Can you print the data exactly and leave out each image?

>>>

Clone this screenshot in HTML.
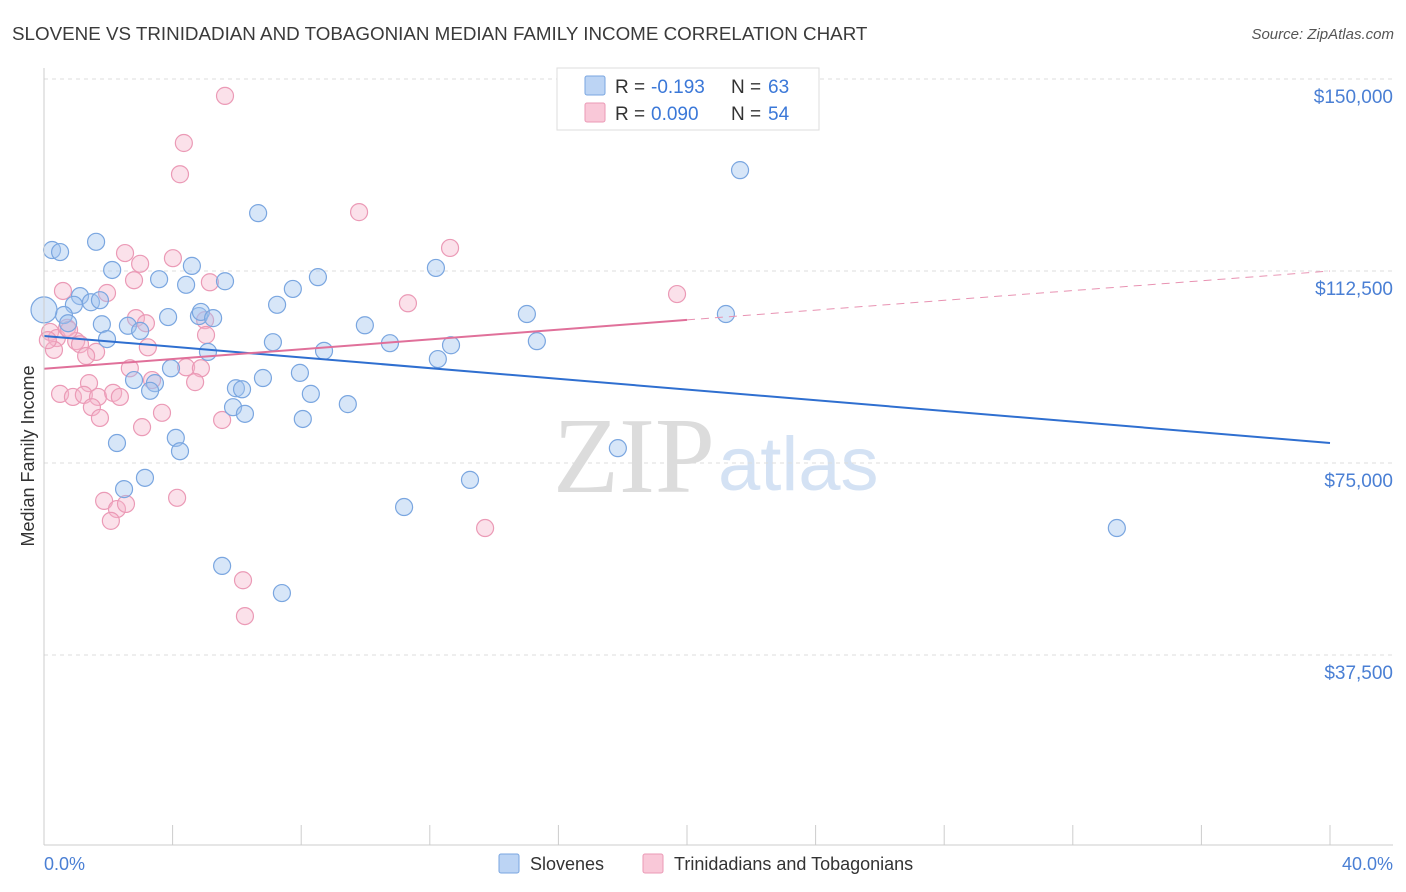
<!DOCTYPE html>
<html><head><meta charset="utf-8"><style>
body{margin:0;background:#fff;font-family:"Liberation Sans",sans-serif;}
#wrap{position:relative;width:1406px;height:892px;overflow:hidden;}
</style></head><body>
<div id="wrap">
<svg id="svg" width="1406" height="892">
<text x="12" y="40" font-size="18.8" fill="#3a3a3a">SLOVENE VS TRINIDADIAN AND TOBAGONIAN MEDIAN FAMILY INCOME CORRELATION CHART</text>
<text x="1394" y="39" font-size="15" fill="#555" font-style="italic" text-anchor="end">Source: ZipAtlas.com</text>
<text x="553" y="492" font-size="108" font-family="Liberation Serif,serif" fill="#dcdcdc">ZIP</text>
<text x="718" y="490" font-size="76" fill="#d4e2f4">atlas</text>
<text transform="translate(34,456) rotate(-90)" font-size="18" fill="#333" text-anchor="middle">Median Family Income</text>
<g id="grid"></g><g id="pts"></g><g id="lines"></g>
<line x1="44" y1="68" x2="44" y2="845" stroke="#ccc"/>
<line x1="44" y1="845" x2="1393" y2="845" stroke="#ccc"/>
<text x="44" y="870" font-size="18" fill="#4a7fd4">0.0%</text>
<text x="1393" y="870" font-size="18" fill="#4a7fd4" text-anchor="end">40.0%</text>
<g>
<rect x="557" y="68" width="262" height="62" fill="#fff" stroke="#ddd"/>
<rect x="585" y="76" width="20" height="19" fill="#bcd4f4" stroke="#7aa6e0" rx="2"/>
<rect x="585" y="103" width="20" height="19" fill="#f9c8d8" stroke="#eb9ab6" rx="2"/>
<text x="615" y="93" font-size="19" fill="#333">R =</text>
<text x="651" y="93" font-size="19" fill="#3b78d8">-0.193</text>
<text x="731" y="93" font-size="19" fill="#333">N =</text>
<text x="768" y="93" font-size="19" fill="#3b78d8">63</text>
<text x="615" y="120" font-size="19" fill="#333">R =</text>
<text x="651" y="120" font-size="19" fill="#3b78d8">0.090</text>
<text x="731" y="120" font-size="19" fill="#333">N =</text>
<text x="768" y="120" font-size="19" fill="#3b78d8">54</text>
</g>
<g>
<rect x="499" y="854" width="20" height="19" fill="#bcd4f4" stroke="#7aa6e0" rx="2"/>
<text x="530" y="870" font-size="18" fill="#333">Slovenes</text>
<rect x="643" y="854" width="20" height="19" fill="#f9c8d8" stroke="#eb9ab6" rx="2"/>
<text x="674" y="870" font-size="18" fill="#333">Trinidadians and Tobagonians</text>
</g>
</svg>
</div>
<script>
const yTicks=[37500,75000,112500,150000];
const yTickLabels=["$37,500","$75,000","$112,500","$150,000"];
const blueX=[0.25,0.5,1.62,2.12,4.6,3.58,4.42,5.63,6.66,8.52,7.74,7.25,12.19,21.65,1.12,1.46,0.93,0.62,0.75,1.8,1.96,2.61,2.99,3.86,4.82,4.88,5.26,5.1,7.12,8.71,9.98,10.76,12.25,12.66,15.02,15.33,21.21,3.95,2.8,3.45,3.3,5.97,6.16,6.81,7.96,8.3,9.45,5.88,6.25,8.05,2.27,4.1,4.23,3.14,2.49,13.25,11.2,17.85,33.37,5.54,7.4,0.0,1.74];
const blueY=[116.6,116.2,118.2,112.7,113.5,110.9,109.8,110.5,123.8,111.3,109.0,105.9,113.1,132.2,107.6,106.4,105.9,103.9,102.3,102.1,99.2,101.8,100.8,103.5,103.7,104.5,103.3,96.7,98.6,96.9,101.9,98.4,95.3,98.0,104.1,98.8,104.1,93.5,91.2,90.6,89.1,89.6,89.4,91.6,92.6,88.5,86.5,85.9,84.6,83.6,78.9,79.9,77.3,72.1,69.9,71.7,66.4,77.9,62.3,54.9,49.6,104.9,106.8];
const pinkX=[5.63,4.35,4.23,9.8,12.63,2.52,2.99,4.01,2.8,1.96,0.59,5.16,11.32,19.69,0.19,0.4,0.72,0.31,1.0,1.12,1.62,1.31,2.86,3.17,3.23,5.01,5.04,2.67,4.42,4.88,3.36,4.7,1.4,0.5,0.9,1.24,1.68,2.15,2.36,1.49,1.74,3.67,5.54,3.05,1.87,2.27,2.55,2.08,4.14,13.72,6.19,6.25,0.78,0.12];
const pinkY=[146.7,137.5,131.4,124.0,117.0,116.0,113.9,115.0,110.7,108.2,108.6,110.3,106.2,108.0,100.6,99.4,101.4,97.1,98.8,98.2,96.7,95.9,103.3,102.3,97.6,102.9,100.0,93.5,93.7,93.5,91.2,90.8,90.6,88.5,87.9,88.3,87.9,88.7,87.9,85.9,83.8,84.8,83.4,82.0,67.6,66.0,67.0,63.7,68.2,62.3,52.1,45.1,101.0,99.0];
const blueTrend=[99.8,78.9];
const pinkTrend=[93.4,112.5];
const pinkSolidEnd=20;
const NS="http://www.w3.org/2000/svg";
function sx(p){return 44+p/40*1286;}
function sy(k){return 847-k/37.5*192;}
function mk(t,a,parent){const e=document.createElementNS(NS,t);for(const k in a)e.setAttribute(k,a[k]);parent.appendChild(e);return e;}
const grid=document.getElementById('grid');
yTicks.forEach((v,i)=>{
 const l=mk('line',{x1:44,x2:1393,y1:sy(v/1000),y2:sy(v/1000),stroke:'#ddd','stroke-dasharray':'4,4'},grid);
 
 
 const t=mk('text',{x:1393,y:sy(v/1000)+24,'font-size':19,fill:'#4a7fd4','text-anchor':'end'},grid);
 t.textContent=yTickLabels[i];
 
 
});
for(let i=1;i<=10;i++){
 const l=mk('line',{x1:sx(i*4),x2:sx(i*4),y1:825,y2:845,stroke:'#ccc'},grid);
 
 
}
const pts=document.getElementById('pts');
pinkX.forEach((x,i)=>{
 const c=mk('circle',{cx:sx(x),cy:sy(pinkY[i]),r:8.5,fill:'rgba(246,180,202,0.4)',stroke:'#eb9ab6','stroke-width':1.2},pts);
 
 
});
blueX.forEach((x,i)=>{
 const c=mk('circle',{cx:sx(x),cy:sy(blueY[i]),r:(i==61?13:8.5),fill:'rgba(160,195,238,0.42)',stroke:'#7aa6e0','stroke-width':1.2},pts);
 
 
});
const lines=document.getElementById('lines');
const bl=mk('line',{x1:sx(0),y1:sy(blueTrend[0]),x2:sx(40),y2:sy(blueTrend[1]),stroke:'#2f6fd0','stroke-width':2},lines);


const pm=pinkTrend[0]+(pinkTrend[1]-pinkTrend[0])*pinkSolidEnd/40;
const pl=mk('line',{x1:sx(0),y1:sy(pinkTrend[0]),x2:sx(pinkSolidEnd),y2:sy(pm),stroke:'#e0709a','stroke-width':2},lines);


const pd=mk('line',{x1:sx(pinkSolidEnd),y1:sy(pm),x2:sx(40),y2:sy(pinkTrend[1]),stroke:'#e892b2','stroke-width':1,'stroke-dasharray':'8,6'},lines);


</script>
</body></html>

<<<

- [Written answer]:
Clone this screenshot in HTML.
<!DOCTYPE html>
<html><head><meta charset="utf-8"><style>
body{margin:0;background:#fff;font-family:"Liberation Sans",sans-serif;}
#wrap{position:relative;width:1406px;height:892px;overflow:hidden;}
</style></head><body>
<div id="wrap">
<svg id="svg" width="1406" height="892">
<text x="12" y="40" font-size="18.8" fill="#3a3a3a">SLOVENE VS TRINIDADIAN AND TOBAGONIAN MEDIAN FAMILY INCOME CORRELATION CHART</text>
<text x="1394" y="39" font-size="15" fill="#555" font-style="italic" text-anchor="end">Source: ZipAtlas.com</text>
<text x="553" y="492" font-size="108" font-family="Liberation Serif,serif" fill="#dcdcdc">ZIP</text>
<text x="718" y="490" font-size="76" fill="#d4e2f4">atlas</text>
<text transform="translate(34,456) rotate(-90)" font-size="18" fill="#333" text-anchor="middle">Median Family Income</text>
<g id="grid"></g><g id="pts"></g><g id="lines"></g>
<line x1="44" y1="68" x2="44" y2="845" stroke="#ccc"/>
<line x1="44" y1="845" x2="1393" y2="845" stroke="#ccc"/>
<text x="44" y="870" font-size="18" fill="#4a7fd4">0.0%</text>
<text x="1393" y="870" font-size="18" fill="#4a7fd4" text-anchor="end">40.0%</text>
<g>
<rect x="557" y="68" width="262" height="62" fill="#fff" stroke="#ddd"/>
<rect x="585" y="76" width="20" height="19" fill="#bcd4f4" stroke="#7aa6e0" rx="2"/>
<rect x="585" y="103" width="20" height="19" fill="#f9c8d8" stroke="#eb9ab6" rx="2"/>
<text x="615" y="93" font-size="19" fill="#333">R =</text>
<text x="651" y="93" font-size="19" fill="#3b78d8">-0.193</text>
<text x="731" y="93" font-size="19" fill="#333">N =</text>
<text x="768" y="93" font-size="19" fill="#3b78d8">63</text>
<text x="615" y="120" font-size="19" fill="#333">R =</text>
<text x="651" y="120" font-size="19" fill="#3b78d8">0.090</text>
<text x="731" y="120" font-size="19" fill="#333">N =</text>
<text x="768" y="120" font-size="19" fill="#3b78d8">54</text>
</g>
<g>
<rect x="499" y="854" width="20" height="19" fill="#bcd4f4" stroke="#7aa6e0" rx="2"/>
<text x="530" y="870" font-size="18" fill="#333">Slovenes</text>
<rect x="643" y="854" width="20" height="19" fill="#f9c8d8" stroke="#eb9ab6" rx="2"/>
<text x="674" y="870" font-size="18" fill="#333">Trinidadians and Tobagonians</text>
</g>
</svg>
</div>
<script>
const yTicks=[37500,75000,112500,150000];
const yTickLabels=["$37,500","$75,000","$112,500","$150,000"];
const blueX=[0.25,0.5,1.62,2.12,4.6,3.58,4.42,5.63,6.66,8.52,7.74,7.25,12.19,21.65,1.12,1.46,0.93,0.62,0.75,1.8,1.96,2.61,2.99,3.86,4.82,4.88,5.26,5.1,7.12,8.71,9.98,10.76,12.25,12.66,15.02,15.33,21.21,3.95,2.8,3.45,3.3,5.97,6.16,6.81,7.96,8.3,9.45,5.88,6.25,8.05,2.27,4.1,4.23,3.14,2.49,13.25,11.2,17.85,33.37,5.54,7.4,0.0,1.74];
const blueY=[116.6,116.2,118.2,112.7,113.5,110.9,109.8,110.5,123.8,111.3,109.0,105.9,113.1,132.2,107.6,106.4,105.9,103.9,102.3,102.1,99.2,101.8,100.8,103.5,103.7,104.5,103.3,96.7,98.6,96.9,101.9,98.4,95.3,98.0,104.1,98.8,104.1,93.5,91.2,90.6,89.1,89.6,89.4,91.6,92.6,88.5,86.5,85.9,84.6,83.6,78.9,79.9,77.3,72.1,69.9,71.7,66.4,77.9,62.3,54.9,49.6,104.9,106.8];
const pinkX=[5.63,4.35,4.23,9.8,12.63,2.52,2.99,4.01,2.8,1.96,0.59,5.16,11.32,19.69,0.19,0.4,0.72,0.31,1.0,1.12,1.62,1.31,2.86,3.17,3.23,5.01,5.04,2.67,4.42,4.88,3.36,4.7,1.4,0.5,0.9,1.24,1.68,2.15,2.36,1.49,1.74,3.67,5.54,3.05,1.87,2.27,2.55,2.08,4.14,13.72,6.19,6.25,0.78,0.12];
const pinkY=[146.7,137.5,131.4,124.0,117.0,116.0,113.9,115.0,110.7,108.2,108.6,110.3,106.2,108.0,100.6,99.4,101.4,97.1,98.8,98.2,96.7,95.9,103.3,102.3,97.6,102.9,100.0,93.5,93.7,93.5,91.2,90.8,90.6,88.5,87.9,88.3,87.9,88.7,87.9,85.9,83.8,84.8,83.4,82.0,67.6,66.0,67.0,63.7,68.2,62.3,52.1,45.1,101.0,99.0];
const blueTrend=[99.8,78.9];
const pinkTrend=[93.4,112.5];
const pinkSolidEnd=20;
const NS="http://www.w3.org/2000/svg";
function sx(p){return 44+p/40*1286;}
function sy(k){return 847-k/37.5*192;}
function mk(t,a,parent){const e=document.createElementNS(NS,t);for(const k in a)e.setAttribute(k,a[k]);parent.appendChild(e);return e;}
const grid=document.getElementById('grid');
yTicks.forEach((v,i)=>{
 const l=mk('line',{x1:44,x2:1393,y1:sy(v/1000),y2:sy(v/1000),stroke:'#ddd','stroke-dasharray':'4,4'},grid);
 
 
 const t=mk('text',{x:1393,y:sy(v/1000)+24,'font-size':19,fill:'#4a7fd4','text-anchor':'end'},grid);
 t.textContent=yTickLabels[i];
 
 
});
for(let i=1;i<=10;i++){
 const l=mk('line',{x1:sx(i*4),x2:sx(i*4),y1:825,y2:845,stroke:'#ccc'},grid);
 
 
}
const pts=document.getElementById('pts');
pinkX.forEach((x,i)=>{
 const c=mk('circle',{cx:sx(x),cy:sy(pinkY[i]),r:8.5,fill:'rgba(246,180,202,0.4)',stroke:'#eb9ab6','stroke-width':1.2},pts);
 
 
});
blueX.forEach((x,i)=>{
 const c=mk('circle',{cx:sx(x),cy:sy(blueY[i]),r:(i==61?13:8.5),fill:'rgba(160,195,238,0.42)',stroke:'#7aa6e0','stroke-width':1.2},pts);
 
 
});
const lines=document.getElementById('lines');
const bl=mk('line',{x1:sx(0),y1:sy(blueTrend[0]),x2:sx(40),y2:sy(blueTrend[1]),stroke:'#2f6fd0','stroke-width':2},lines);


const pm=pinkTrend[0]+(pinkTrend[1]-pinkTrend[0])*pinkSolidEnd/40;
const pl=mk('line',{x1:sx(0),y1:sy(pinkTrend[0]),x2:sx(pinkSolidEnd),y2:sy(pm),stroke:'#e0709a','stroke-width':2},lines);


const pd=mk('line',{x1:sx(pinkSolidEnd),y1:sy(pm),x2:sx(40),y2:sy(pinkTrend[1]),stroke:'#e892b2','stroke-width':1,'stroke-dasharray':'8,6'},lines);


</script>
</body></html>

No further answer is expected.